The Diocese of Central New York is becoming like Ft. Worth in my youth. We are becoming a bit of a backwater. The Southern Tier is not so because escape from NYC still filters over the southern border. But new blood is not coming into our area. The majority of new clergy is coming from our own in-diocese training programs. This means that we do not have images of the Church by those who have seen it work in other places, in cities, in small towns, in rural areas. We cannot depend up on a sole voice to speak the needs of the people of Central NY. It must be the voices of us all speaking—often disagreeing with one another, but at least speaking, to hear the voice of the Spirit in our midst.

The Episcopal Church is not an experiment. It is the only mainline, catholic-minded church in which difference can be tolerated.
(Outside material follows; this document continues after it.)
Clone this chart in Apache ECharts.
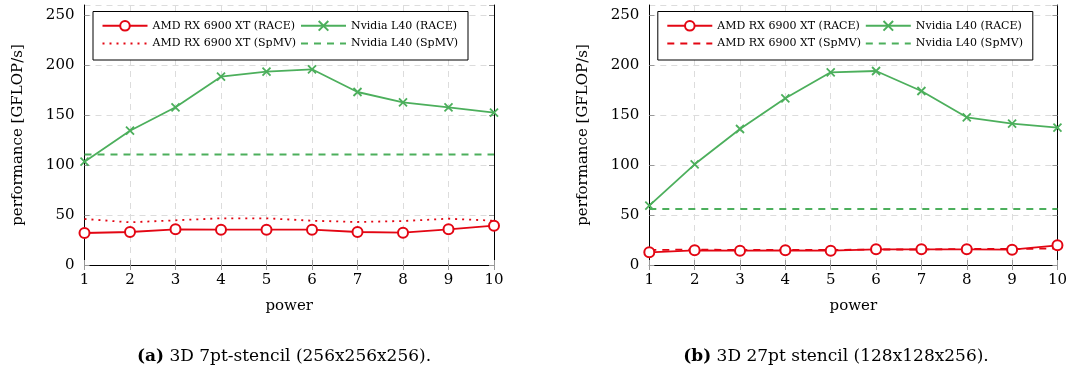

May it always be so.

Monday, January 14, 2008

Writer's Cramp




I have been suffering with an annoying case of Writer’s Cramp. This is a prelude to the much more serious ailment of Writer’s Block. I have been trying to compose in my head rather than writing it down. I have tried letting the thinking aspect of writing go fallow for a few weeks thinking that perhaps something might relax and allow the Cramp to loosen. But now comes the time when I have to do the hard work of just banging out words, often a bloody task filled with bad spelling, ungrammatical green squiggles and tortured concepts until the blockage finally gets unclogged. This is hard and unrewarding work. And it is calls forth some tortured reading and critique too.

I have just joined a chat on Ecunet call Wither ELCA? It just started today and it sounds like many of the Episcopal Church (TEC) chats that I have been a part of over the past 7 years. There are those who are “against” everything that I have thought was Christian, there are those who are ready to uphold everything that I think is Christian and there are those who are ready to get up and leave and those who think that everyone who doesn’t think the way they do should leave. (Sigh!) “It sounds like déjà vu all over again!”

Part of me wants to say: “Damnit, look at what TEC has done and don’t do it that way.” Part of me wants to say, “Each denomination has to address what it is on its own.” And part of me wants to say, “Do I have to go through this AGAIN?”

Do we have to fight out the liberal/conservative ideology in the ELCA as we did in TEC? How long will it take before we self-destruct in ELCA as TEC has done it? TEC is much longer established than ELCA has been. Is there any way to address the issues without throwing the baby out with the bath water as TEC has done? I am not sure. But I do know that no matter what we do, Christ must be proclaimed and kept before the people of God in the parishes.

Does that mean that I ignore the war waging around me? Do I not take up for the LGBT community when derogatory remarks are made? No, but it does call me to demand from myself a kind of behavior that is hard to maintain—calm, centered on Christ and a refusal to respond to the anger and spite of those who would say that I am wrong, evil or perverted. This is what I learned from TEC—this is what I couldn’t do in TEC. I guess because it came from "family" in TEC that it had so much more power.

Will others learn from me? Perhaps some, but most will have to do their own experiential falling flat on their faces. I hope some will understand what they are doing is sinful, but I doubt that too. Will some go away mad? Yes, because they have put their faith in ideology rather than in Christ himself. Will the Church change? Yes, despite all the efforts to keep it from doing so and despite all the efforts to make it what it once wasn’t.

The Church will change no matter what we do. Just like we change no matter how much we would like to stay the same. We get old and crotchety, and vital mechanics in our bodies fail. So too, it is with the Church, and the new never feels the same. Deo Voluntatis!